NOTE 7 - RELATED PARTY TRANSACTIONS

 

Convertible notes

 

On August 25, 2020, the Company issued a convertible note payable with a face value of $5,000 with a coupon rate of 6% to Keystone Business Development Partners, a Company owned by the Company’s CFO, Brian Carey. The note has a maturity date of three months. The agreement provides the holder has the option to convert the principal balance and any accrued interest to common stock of the Company at a conversion price of $.025 per share. In the event the holder does not elect to convert the note prior to maturity, the note will automatically convert to common stock at a price of $.025 per share.

 

The Company evaluated the agreement under ASC 815 Derivatives and Hedging (“ASC 815”). ASC 815 generally requires the analysis embedded terms and features that have characteristics of derivatives to be evaluated for bifurcation and separate accounting in instances where their economic risks and characteristics are not clearly and closely related to the risks of the host contract. None of the embedded terms required bifurcation and liability classification.

 

In connection with the note, the Company issued warrants indexed to an aggregate 200,000 shares of common stock. The warrants have a term of two years and an exercise price of $.025. The Company evaluated the warrants under ASC 815 Derivatives and Hedging (“ASC 815”) and determined that they did not require liability classification. The warrants were recorded in additional paid-in capital under their relative fair value of $2,461.

 

The Company was required to determine if the debt contained a beneficial conversion feature (“BCF”), which is based on the intrinsic value on the date of issuance. After the allocation of $2,461 to the warrants, the remaining $2,539 in proceeds resulted in a beneficial conversion feature recorded in additional paid-in capital. Both the BCF and warrants resulted in a debt discount and are amortized over the life of the note.

 

For the three months ended September 30, 2021 and 2020, the Company recorded $0 and $1,957 in amortization of debt discount related to the note.
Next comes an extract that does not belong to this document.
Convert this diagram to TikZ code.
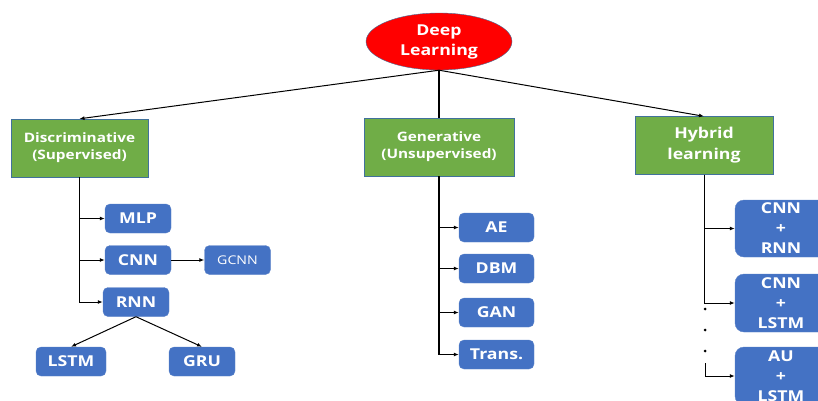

For the three months ended September 30,2021 and 2020, the Company recorded $0 and $30 in interest expense related to the note, respectively.

 

On November 25, 2020, Keystone Business Development Partners converted $5,000 in principal and $76 in accrued interest into 203,024 shares of common stock.

Consulting fees

 

During the three months ended September 30, 2021 and 2020, the Company recorded $33,000 and $15,500 respectively, in consulting fees to Ancient Investments, LLC, a Company owned by the Company’s CEO, Keith Duffy and the Company’s Executive Director of Corporate Operations, Scott Duffy.

 

For the three months ended September 30, 2021 and 2020, the Company recorded $24,000 and $13,500 respectively, in consulting fees to Edward DeFeudis, a Director of the Company.

 

During the three months ended September 30, 2021 and 2020, the Company recorded $18,000 and $44,700 respectively, in consulting fees to AMP Web Services, a Company owned by the Company’s CTO, Pablo Lavigna.

 

During the three months ended September 30, 2021 and 2020, the Company recorded $7,500 and $7,500 respectively, in consulting fees to Keystone Business Development Partners, a Company owned by the Company’s CFO, Brian Carey. As of September 30, 2021 and June 30, 2021, $27,500 and $25,000 was recorded in accrued liabilities related to Keystone Business Development Partners, respectively.